OBJECTIVE: Retype verbatim only the lines below, starting at the one that contains "Clone this chart" and ending at the one that contains "const RMS_LABEL_ANGLES = [101.3, 161.4, 118.2, 118.8];". Pictures are excluded from the copy.

DATASET EXTRACT:
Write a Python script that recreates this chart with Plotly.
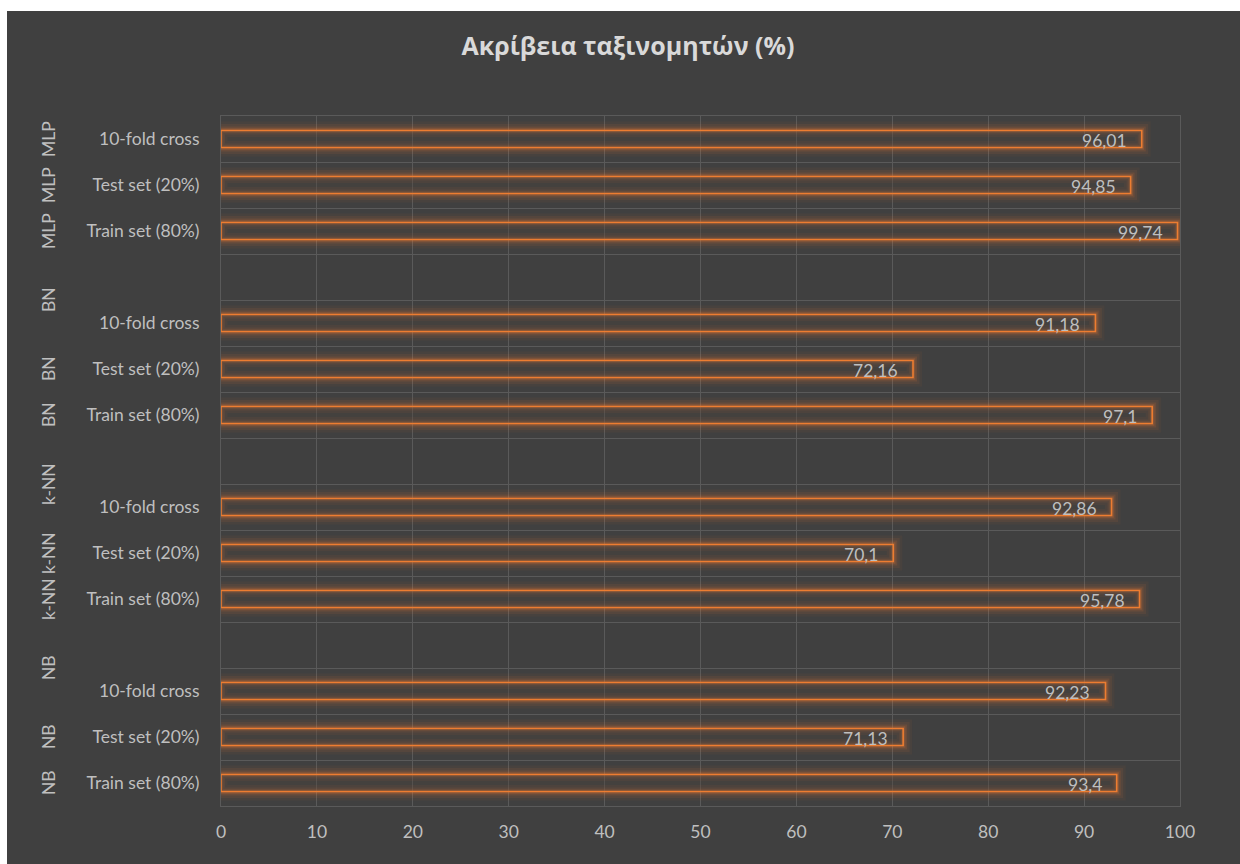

--

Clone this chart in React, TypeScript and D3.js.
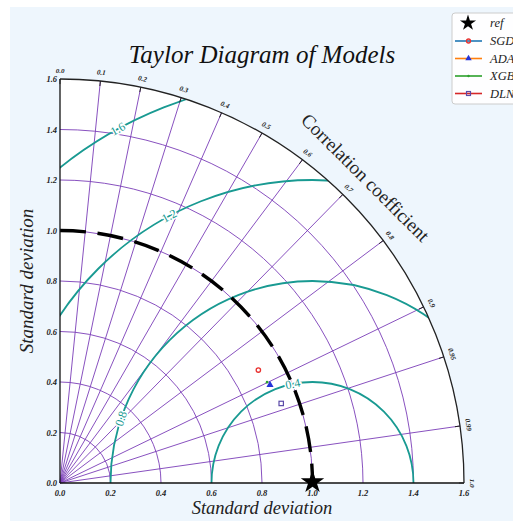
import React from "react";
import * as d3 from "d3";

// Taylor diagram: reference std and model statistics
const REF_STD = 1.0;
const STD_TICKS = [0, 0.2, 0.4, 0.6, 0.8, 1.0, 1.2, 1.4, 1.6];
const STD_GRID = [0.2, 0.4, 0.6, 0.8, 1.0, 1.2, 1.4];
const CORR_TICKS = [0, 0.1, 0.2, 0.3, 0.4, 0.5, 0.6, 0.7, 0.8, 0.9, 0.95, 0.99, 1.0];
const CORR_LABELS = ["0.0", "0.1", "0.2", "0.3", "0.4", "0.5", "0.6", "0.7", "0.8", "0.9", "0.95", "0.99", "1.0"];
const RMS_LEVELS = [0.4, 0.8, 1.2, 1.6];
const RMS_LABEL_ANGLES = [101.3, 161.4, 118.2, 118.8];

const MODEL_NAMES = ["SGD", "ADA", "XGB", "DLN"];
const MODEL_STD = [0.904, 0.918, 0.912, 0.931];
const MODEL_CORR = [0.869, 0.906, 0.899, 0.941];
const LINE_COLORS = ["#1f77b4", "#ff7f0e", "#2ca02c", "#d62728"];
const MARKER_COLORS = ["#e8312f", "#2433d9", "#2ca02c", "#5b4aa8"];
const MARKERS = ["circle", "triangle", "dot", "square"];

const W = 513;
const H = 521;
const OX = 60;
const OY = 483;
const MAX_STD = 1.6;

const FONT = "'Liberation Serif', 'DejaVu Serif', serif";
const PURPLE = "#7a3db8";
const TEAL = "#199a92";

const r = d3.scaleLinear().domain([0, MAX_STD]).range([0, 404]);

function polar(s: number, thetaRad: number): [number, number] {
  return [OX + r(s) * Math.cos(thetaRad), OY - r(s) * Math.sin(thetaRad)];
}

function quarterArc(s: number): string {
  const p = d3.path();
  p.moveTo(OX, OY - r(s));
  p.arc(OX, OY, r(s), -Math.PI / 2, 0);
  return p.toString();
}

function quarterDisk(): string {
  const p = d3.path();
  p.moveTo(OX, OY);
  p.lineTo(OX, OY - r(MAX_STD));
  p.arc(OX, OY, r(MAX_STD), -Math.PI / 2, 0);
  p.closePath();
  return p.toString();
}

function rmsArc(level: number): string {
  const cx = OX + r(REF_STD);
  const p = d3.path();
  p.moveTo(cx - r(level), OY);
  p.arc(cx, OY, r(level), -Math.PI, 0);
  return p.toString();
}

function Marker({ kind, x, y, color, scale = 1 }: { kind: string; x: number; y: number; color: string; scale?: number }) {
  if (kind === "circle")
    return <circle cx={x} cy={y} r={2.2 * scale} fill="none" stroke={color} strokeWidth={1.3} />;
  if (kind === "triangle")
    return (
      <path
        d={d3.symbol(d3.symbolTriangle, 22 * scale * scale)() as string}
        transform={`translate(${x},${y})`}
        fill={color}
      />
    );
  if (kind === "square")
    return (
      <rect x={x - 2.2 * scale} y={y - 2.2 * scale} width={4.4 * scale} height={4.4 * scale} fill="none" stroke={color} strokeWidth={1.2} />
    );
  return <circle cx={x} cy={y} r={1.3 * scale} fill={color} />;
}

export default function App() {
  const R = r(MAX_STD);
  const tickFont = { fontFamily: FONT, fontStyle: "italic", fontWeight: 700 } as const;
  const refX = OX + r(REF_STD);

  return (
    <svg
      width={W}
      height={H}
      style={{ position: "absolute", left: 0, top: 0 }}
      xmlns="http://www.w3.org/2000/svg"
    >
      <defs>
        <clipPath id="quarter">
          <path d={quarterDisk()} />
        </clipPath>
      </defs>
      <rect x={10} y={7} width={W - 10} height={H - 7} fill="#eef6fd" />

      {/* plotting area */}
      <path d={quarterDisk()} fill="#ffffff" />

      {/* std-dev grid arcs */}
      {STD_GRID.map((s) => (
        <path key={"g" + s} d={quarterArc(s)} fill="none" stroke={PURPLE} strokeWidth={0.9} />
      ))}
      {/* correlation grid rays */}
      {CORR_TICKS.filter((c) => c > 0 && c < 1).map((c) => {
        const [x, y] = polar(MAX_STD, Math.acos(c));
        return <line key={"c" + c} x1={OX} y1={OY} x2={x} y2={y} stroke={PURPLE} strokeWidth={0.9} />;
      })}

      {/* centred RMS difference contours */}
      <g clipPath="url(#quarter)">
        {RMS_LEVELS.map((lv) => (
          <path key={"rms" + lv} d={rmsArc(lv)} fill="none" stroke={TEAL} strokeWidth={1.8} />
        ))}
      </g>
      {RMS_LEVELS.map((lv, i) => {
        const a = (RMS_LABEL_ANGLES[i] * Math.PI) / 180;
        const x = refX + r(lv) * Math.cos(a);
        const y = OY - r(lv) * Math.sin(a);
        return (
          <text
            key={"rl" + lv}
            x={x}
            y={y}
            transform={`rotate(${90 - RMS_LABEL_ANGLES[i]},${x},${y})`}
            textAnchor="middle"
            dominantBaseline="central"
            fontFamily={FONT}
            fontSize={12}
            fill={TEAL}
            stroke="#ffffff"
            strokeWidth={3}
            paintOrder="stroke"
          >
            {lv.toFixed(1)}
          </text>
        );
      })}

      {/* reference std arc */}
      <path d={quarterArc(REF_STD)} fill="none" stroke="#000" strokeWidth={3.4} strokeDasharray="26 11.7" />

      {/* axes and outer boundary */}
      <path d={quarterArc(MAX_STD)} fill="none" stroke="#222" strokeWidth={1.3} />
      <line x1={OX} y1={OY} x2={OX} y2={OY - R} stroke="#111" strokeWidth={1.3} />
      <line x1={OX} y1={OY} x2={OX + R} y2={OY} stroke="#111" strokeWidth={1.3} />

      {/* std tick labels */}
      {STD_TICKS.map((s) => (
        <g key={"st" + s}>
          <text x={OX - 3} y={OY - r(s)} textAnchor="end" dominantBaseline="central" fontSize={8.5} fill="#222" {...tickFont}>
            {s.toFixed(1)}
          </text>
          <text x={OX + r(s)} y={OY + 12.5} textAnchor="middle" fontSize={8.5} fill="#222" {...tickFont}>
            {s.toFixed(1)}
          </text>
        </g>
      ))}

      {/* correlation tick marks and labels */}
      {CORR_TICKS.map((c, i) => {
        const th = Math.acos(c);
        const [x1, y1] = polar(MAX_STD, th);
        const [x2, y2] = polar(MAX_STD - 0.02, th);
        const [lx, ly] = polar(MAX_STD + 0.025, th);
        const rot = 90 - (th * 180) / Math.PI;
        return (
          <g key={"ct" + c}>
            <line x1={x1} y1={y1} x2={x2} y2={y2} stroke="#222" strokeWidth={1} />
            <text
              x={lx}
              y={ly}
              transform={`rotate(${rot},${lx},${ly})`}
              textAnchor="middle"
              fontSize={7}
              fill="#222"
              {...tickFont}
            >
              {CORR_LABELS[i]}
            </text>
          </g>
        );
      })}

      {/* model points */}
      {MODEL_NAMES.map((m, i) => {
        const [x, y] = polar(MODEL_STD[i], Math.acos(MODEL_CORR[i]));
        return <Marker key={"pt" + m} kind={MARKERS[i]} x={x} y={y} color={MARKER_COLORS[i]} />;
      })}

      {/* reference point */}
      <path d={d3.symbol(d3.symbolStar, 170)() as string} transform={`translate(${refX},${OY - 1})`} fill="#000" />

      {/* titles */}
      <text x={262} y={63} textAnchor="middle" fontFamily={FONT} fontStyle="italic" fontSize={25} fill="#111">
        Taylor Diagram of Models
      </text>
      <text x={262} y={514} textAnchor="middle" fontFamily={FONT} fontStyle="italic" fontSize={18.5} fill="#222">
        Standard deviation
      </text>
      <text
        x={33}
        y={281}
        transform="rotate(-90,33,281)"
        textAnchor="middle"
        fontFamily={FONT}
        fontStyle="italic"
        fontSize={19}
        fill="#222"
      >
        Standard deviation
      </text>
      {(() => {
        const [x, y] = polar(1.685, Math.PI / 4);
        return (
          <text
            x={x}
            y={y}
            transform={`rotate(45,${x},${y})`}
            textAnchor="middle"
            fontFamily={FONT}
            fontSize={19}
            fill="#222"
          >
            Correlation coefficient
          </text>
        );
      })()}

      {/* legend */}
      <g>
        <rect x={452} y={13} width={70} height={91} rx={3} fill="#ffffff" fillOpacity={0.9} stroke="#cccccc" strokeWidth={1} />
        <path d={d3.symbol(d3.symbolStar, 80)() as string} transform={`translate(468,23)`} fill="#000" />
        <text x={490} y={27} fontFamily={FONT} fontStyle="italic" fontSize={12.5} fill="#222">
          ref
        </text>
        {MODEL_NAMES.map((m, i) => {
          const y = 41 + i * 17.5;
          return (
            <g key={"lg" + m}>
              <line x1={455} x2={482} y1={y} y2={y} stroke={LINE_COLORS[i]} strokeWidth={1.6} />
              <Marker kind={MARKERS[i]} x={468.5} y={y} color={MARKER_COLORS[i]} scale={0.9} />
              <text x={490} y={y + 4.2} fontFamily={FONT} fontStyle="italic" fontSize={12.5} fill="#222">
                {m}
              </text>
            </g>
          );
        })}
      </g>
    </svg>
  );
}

SOLUTION FOR THIS PROBLEM:
Clone this chart in React, TypeScript and D3.js.
import React from "react";
import * as d3 from "d3";

// Taylor diagram: reference std and model statistics
const REF_STD = 1.0;
const STD_TICKS = [0, 0.2, 0.4, 0.6, 0.8, 1.0, 1.2, 1.4, 1.6];
const STD_GRID = [0.2, 0.4, 0.6, 0.8, 1.0, 1.2, 1.4];
const CORR_TICKS = [0, 0.1, 0.2, 0.3, 0.4, 0.5, 0.6, 0.7, 0.8, 0.9, 0.95, 0.99, 1.0];
const CORR_LABELS = ["0.0", "0.1", "0.2", "0.3", "0.4", "0.5", "0.6", "0.7", "0.8", "0.9", "0.95", "0.99", "1.0"];
const RMS_LEVELS = [0.4, 0.8, 1.2, 1.6];
const RMS_LABEL_ANGLES = [101.3, 161.4, 118.2, 118.8];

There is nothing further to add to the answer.